Set exercise:
Reproduce exactly, with no pictures, each line from the opening of the material down through the line containing "const bracket2PCI = [0, 85.7, 83.8, 80];".

Given data:
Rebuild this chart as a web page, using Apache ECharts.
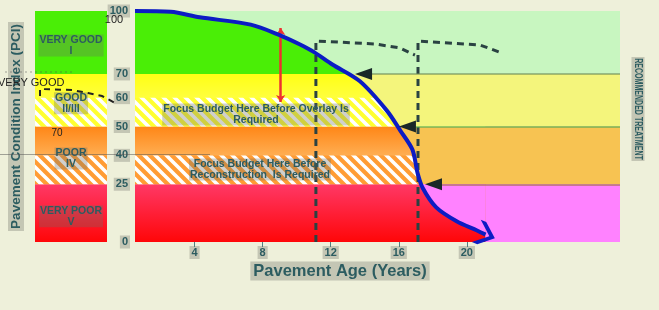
<!DOCTYPE html>
<html><head><meta charset="utf-8">
<script src="https://cdn.jsdelivr.net/npm/echarts@6/dist/echarts.min.js"></script>
<style>html,body{margin:0;padding:0;background:#eef0da;}#c{width:659px;height:310px;}</style>
</head><body><div id="c"></div>
<script>
// ---------------- data ----------------
const pciTicks   = [0, 25, 40, 50, 60, 70, 100];
const tickLabels = ['0', '25', '40', '50', '60', '70', '100'];
const ageTicks   = [4, 8, 12, 16, 20];
const curveAge = [0.5, 2.6, 4.3, 7.3, 9.0, 10.2, 11.0, 12.1, 13.7, 15.3, 16.1, 16.8, 17.1, 17.4, 18.2, 19.4, 20.6, 21.1];
const curvePCI = [100, 99.6, 97, 93.5, 88.5, 84, 80.5, 74.5, 67, 55.5, 48.5, 42, 31, 23.5, 15, 9, 5, 3.2];
const conditionNames = ['VERY GOOD\nI', 'GOOD\nII/III', 'POOR\nIV', 'VERY POOR\nV'];
const conditionLow  = [70, 50, 25, 0];
const conditionHigh = [100, 70, 50, 25];
const hatchLow  = [50, 25];
const hatchHigh = [60, 40];
const markerAge = [13.93, 16.51, 18.04];
const markerPCI = [70, 50, 25];
const dropAge = [9.06, 9.06];
const dropPCI = [58.5, 91.9];
const bracket1Age = [11.13, 11.13, 14.6, 16.07, 16.95];
const bracket1PCI = [0, 85.7, 84.3, 82.4, 79];
const bracket2Age = [17.13, 17.13, 20.77, 22.06];
const bracket2PCI = [0, 85.7, 83.8, 80];

// ---------------- scale (hand-drawn, uneven PCI spacing) ----------------
const axisPos = [0, 2, 3, 4, 5, 5.82, 8];
function toAxis(p) {
  for (let i = 1; i < pciTicks.length; i++) {
    if (p <= pciTicks[i]) {
      const t = (p - pciTicks[i - 1]) / (pciTicks[i] - pciTicks[i - 1]);
      return axisPos[i - 1] + t * (axisPos[i] - axisPos[i - 1]);
    }
  }
  return axisPos[axisPos.length - 1];
}
const X_MIN = 0.5, X_MAX = 29;
const curveEnd = curveAge[curveAge.length - 1];

// ---------------- styles ----------------
const FONT = "'Liberation Sans', Arial, sans-serif";
const TEAL = '#2c5c60';
const BOX = 'rgba(110,110,100,0.32)';
function grad(stops) { return { type: 'linear', x: 0, y: 0, x2: 0, y2: 1, colorStops: stops.map(c => ({ offset: c[0], color: c[1] })) }; }
function hatch(base, stripe, size, w) {
  const c = document.createElement('canvas'); c.width = c.height = size;
  const g = c.getContext('2d'); g.fillStyle = base; g.fillRect(0, 0, size, size);
  g.strokeStyle = stripe; g.lineWidth = w; g.beginPath();
  for (const o of [-size, 0, size]) { g.moveTo(o - 3, -3); g.lineTo(o + size + 3, size + 3); }
  g.stroke();
  return { image: c, repeat: 'repeat' };
}
const intenseColors = [
  '#4aee06',
  grad([[0, '#ffff14'], [1, '#ffff70']]),
  grad([[0, '#ff8616'], [0.5, '#ffae52'], [1, '#ffae52']]),
  grad([[0, '#ff3866'], [1, '#ff0608']])
];
const hatchColors = [hatch('#ffff30', '#ffffff', 11, 3.6), hatch('#ff9c34', '#ffffff', 11, 3.6)];
const lightColors = ['#c8f6c0', '#f4f57c', '#f7c352', '#ff82ff'];
const boundaryColors = ['rgba(110,140,90,0.75)', 'rgba(80,170,80,0.75)', 'rgba(150,110,50,0.7)'];

function bandArea(x0, x1, lo, hi, color, label) {
  const a = { yAxis: toAxis(hi), xAxis: x0, itemStyle: { color: color } };
  if (label) a.name = label;
  return [a, { yAxis: toAxis(lo), xAxis: x1 }];
}

const mainAreas = [];
conditionLow.forEach((lo, i) => mainAreas.push(bandArea(X_MIN, curveEnd, lo, conditionHigh[i], intenseColors[i])));
hatchLow.forEach((lo, i) => mainAreas.push(bandArea(X_MIN, curveEnd, lo, hatchHigh[i], hatchColors[i])));
conditionLow.forEach((lo, i) => mainAreas.push(bandArea(lo > 0 ? curveEnd - 0.4 : curveEnd, X_MAX, lo, conditionHigh[i], lightColors[i])));

const panelAreas = [];
conditionLow.forEach((lo, i) => panelAreas.push(bandArea(0, 1, lo, conditionHigh[i], intenseColors[i])));
hatchLow.forEach((lo, i) => panelAreas.push(bandArea(0, 1, lo, hatchHigh[i], hatchColors[i])));
conditionLow.forEach((lo, i) => panelAreas.push(bandArea(0, 1, lo, conditionHigh[i], 'rgba(0,0,0,0)', conditionNames[i])));

const boundaryLines = markerPCI.map((p, i) => [
  { xAxis: markerAge[i], yAxis: toAxis(p), lineStyle: { color: boundaryColors[i] } },
  { xAxis: X_MAX, yAxis: toAxis(p) }
]);

const curveData = curveAge.map((a, i) => [a, toAxis(curvePCI[i])]);

const chart = echarts.init(document.getElementById('c'), null, { renderer: 'canvas' });
chart.setOption({
  backgroundColor: '#eef0da',
  animation: false,
  grid: [
    { left: 135, right: 39, top: 11, bottom: 68, containLabel: false, outerBoundsMode: 'none' },
    { left: 35, width: 72, top: 11, bottom: 68, containLabel: false, outerBoundsMode: 'none' }
  ],
  xAxis: [
    { type: 'value', min: X_MIN, max: X_MAX, gridIndex: 0,
      axisLine: { show: false }, splitLine: { show: false },
      axisTick: { show: true, length: 5, lineStyle: { color: '#4f7f80' }, customValues: ageTicks },
      axisLabel: { customValues: ageTicks, color: TEAL, fontWeight: 'bold', fontSize: 11, fontFamily: FONT,
        backgroundColor: BOX, padding: [1, 2], margin: 4 } },
    { type: 'value', min: 0, max: 1, gridIndex: 1, show: false }
  ],
  yAxis: [
    { type: 'value', min: 0, max: 8, gridIndex: 0,
      name: 'Pavement Condition Index (PCI)', nameLocation: 'middle', nameRotate: 90, nameGap: 111,
      nameTextStyle: { color: TEAL, fontWeight: 'bold', fontSize: 13.5, fontFamily: FONT, backgroundColor: BOX, padding: [1, 2] },
      axisLine: { show: false }, axisTick: { show: false }, splitLine: { show: false },
      axisLabel: { customValues: axisPos, color: TEAL, fontWeight: 'bold', fontSize: 11, fontFamily: FONT,
        backgroundColor: BOX, padding: [1, 2], margin: 5,
        formatter: v => { const i = axisPos.findIndex(p => Math.abs(p - v) < 1e-6); return i >= 0 ? tickLabels[i] : ''; } } },
    { type: 'value', min: 0, max: 8, gridIndex: 1, show: false }
  ],
  visualMap: {
    show: false, type: 'piecewise', seriesIndex: 1, dimension: 1,
    pieces: [
      { gte: toAxis(70), lte: 8.5, color: lightColors[0] },
      { gte: toAxis(50), lt: toAxis(70), color: lightColors[1] },
      { gte: toAxis(25), lt: toAxis(50), color: lightColors[2] },
      { gte: -1, lt: toAxis(25), color: lightColors[3] }
    ]
  },
  series: [
    { type: 'line', data: [], xAxisIndex: 0, yAxisIndex: 0, silent: true,
      markArea: { silent: true, z: 1, label: { show: false }, data: mainAreas } },
    { type: 'line', data: curveData, smooth: 0.3, symbol: 'none', z: 2, silent: true,
      lineStyle: { width: 0, opacity: 0 }, areaStyle: { origin: 'end', opacity: 1 } },
    { type: 'line', data: [], silent: true, z: 3,
      markLine: { silent: true, symbol: 'none', label: { show: false }, lineStyle: { type: 'solid', width: 1.5 }, data: boundaryLines } },
    { type: 'line', data: bracket1Age.map((a, i) => [a, toAxis(bracket1PCI[i])]), symbol: 'none', z: 3,
      lineStyle: { color: '#2a4242', width: 3, type: [7, 5] } },
    { type: 'line', data: bracket2Age.map((a, i) => [a, toAxis(bracket2PCI[i])]), symbol: 'none', z: 3,
      lineStyle: { color: '#2a4242', width: 3, type: [7, 5] } },
    { type: 'lines', coordinateSystem: 'cartesian2d', z: 4, symbol: ['arrow', 'arrow'], symbolSize: 7,
      lineStyle: { color: '#ee3030', width: 2.5, opacity: 1 },
      data: [{ coords: dropAge.map((a, i) => [a, toAxis(dropPCI[i])]) }] },
    { type: 'line', data: curveData, smooth: 0.3, symbol: 'none', z: 5,
      lineStyle: { color: '#0c1cc4', width: 4 } },
    { type: 'scatter', z: 6, data: [curveData[curveData.length - 1]],
      symbol: 'path://M0,0 L5,0 L17,9 L5,18 L0,18 L12,9 Z', symbolSize: [20, 24], symbolRotate: -22,
      itemStyle: { color: '#0c1cc4', opacity: 1 } },
    { type: 'scatter', z: 6, data: markerAge.map((a, i) => [a, toAxis(markerPCI[i])]),
      symbol: 'triangle', symbolRotate: 90, symbolSize: [12, 17], itemStyle: { color: '#1a2828', opacity: 1 } },
    { type: 'line', data: [], xAxisIndex: 1, yAxisIndex: 1, silent: true,
      markArea: { silent: true, z: 1,
        label: { show: true, position: 'inside', offset: [0, 3], color: TEAL, fontWeight: 'bold', fontSize: 10.5, fontFamily: FONT,
          lineHeight: 11, backgroundColor: BOX, padding: [0, 1] },
        data: panelAreas } }
  ],
  graphic: [
    { type: 'text', x: 340, y: 271, z: 100, style: { text: 'Pavement Age (Years)', fill: TEAL, font: 'bold 16.5px ' + FONT,
      align: 'center', verticalAlign: 'middle', backgroundColor: BOX, padding: [1, 3] } },
    { type: 'text', x: 638, y: 109, rotation: -Math.PI / 2, scaleX: 0.64, z: 100, style: { text: 'RECOMMENDED TREATMENT', fill: TEAL,
      font: 'bold 11px ' + FONT, align: 'center', verticalAlign: 'middle',
      backgroundColor: BOX, padding: [1, 2] } },
    { type: 'text', x: 256, y: 114.5, z: 100, style: { text: 'Focus Budget Here Before Overlay Is\nRequired', fill: TEAL,
      font: 'bold 10.5px ' + FONT, lineHeight: 11, align: 'center', verticalAlign: 'middle', backgroundColor: BOX, padding: [0, 1] } },
    { type: 'text', x: 260, y: 169.5, z: 100, style: { text: 'Focus Budget Here Before\nReconstruction  Is Required', fill: TEAL,
      font: 'bold 10.5px ' + FONT, lineHeight: 11, align: 'center', verticalAlign: 'middle', backgroundColor: BOX, padding: [0, 1] } },
    { type: 'text', x: -2, y: 83, z: 100, style: { text: 'VERY GOOD', fill: '#222', font: '11px ' + FONT, align: 'left', verticalAlign: 'middle' } },
    { type: 'text', x: 114, y: 20, z: 100, style: { text: '100', fill: '#222', font: '11px ' + FONT, align: 'center', verticalAlign: 'middle' } },
    { type: 'text', x: 57, y: 133, z: 100, style: { text: '70', fill: '#222', font: '10px ' + FONT, align: 'center', verticalAlign: 'middle' } },
    { type: 'polyline', z: 100, shape: { points: [[40, 96], [40, 89], [72, 90], [88, 93], [102, 96], [117, 104]] },
      style: { stroke: '#222', lineWidth: 2, lineDash: [6, 5], fill: null } },
    { type: 'line', z: 100, shape: { x1: 0, y1: 154.5, x2: 210, y2: 154.5 }, style: { stroke: 'rgba(80,80,80,0.5)', lineWidth: 1 } },
    { type: 'line', z: 100, shape: { x1: 5, y1: 72, x2: 72, y2: 72 }, style: { stroke: 'rgba(80,80,80,0.5)', lineWidth: 1, lineDash: [2, 3] } }
  ]
});
</script></body></html>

Result of the task:
Rebuild this chart as a web page, using Apache ECharts.
<!DOCTYPE html>
<html><head><meta charset="utf-8">
<script src="https://cdn.jsdelivr.net/npm/echarts@6/dist/echarts.min.js"></script>
<style>html,body{margin:0;padding:0;background:#eef0da;}#c{width:659px;height:310px;}</style>
</head><body><div id="c"></div>
<script>
// ---------------- data ----------------
const pciTicks   = [0, 25, 40, 50, 60, 70, 100];
const tickLabels = ['0', '25', '40', '50', '60', '70', '100'];
const ageTicks   = [4, 8, 12, 16, 20];
const curveAge = [0.5, 2.6, 4.3, 7.3, 9.0, 10.2, 11.0, 12.1, 13.7, 15.3, 16.1, 16.8, 17.1, 17.4, 18.2, 19.4, 20.6, 21.1];
const curvePCI = [100, 99.6, 97, 93.5, 88.5, 84, 80.5, 74.5, 67, 55.5, 48.5, 42, 31, 23.5, 15, 9, 5, 3.2];
const conditionNames = ['VERY GOOD\nI', 'GOOD\nII/III', 'POOR\nIV', 'VERY POOR\nV'];
const conditionLow  = [70, 50, 25, 0];
const conditionHigh = [100, 70, 50, 25];
const hatchLow  = [50, 25];
const hatchHigh = [60, 40];
const markerAge = [13.93, 16.51, 18.04];
const markerPCI = [70, 50, 25];
const dropAge = [9.06, 9.06];
const dropPCI = [58.5, 91.9];
const bracket1Age = [11.13, 11.13, 14.6, 16.07, 16.95];
const bracket1PCI = [0, 85.7, 84.3, 82.4, 79];
const bracket2Age = [17.13, 17.13, 20.77, 22.06];
const bracket2PCI = [0, 85.7, 83.8, 80];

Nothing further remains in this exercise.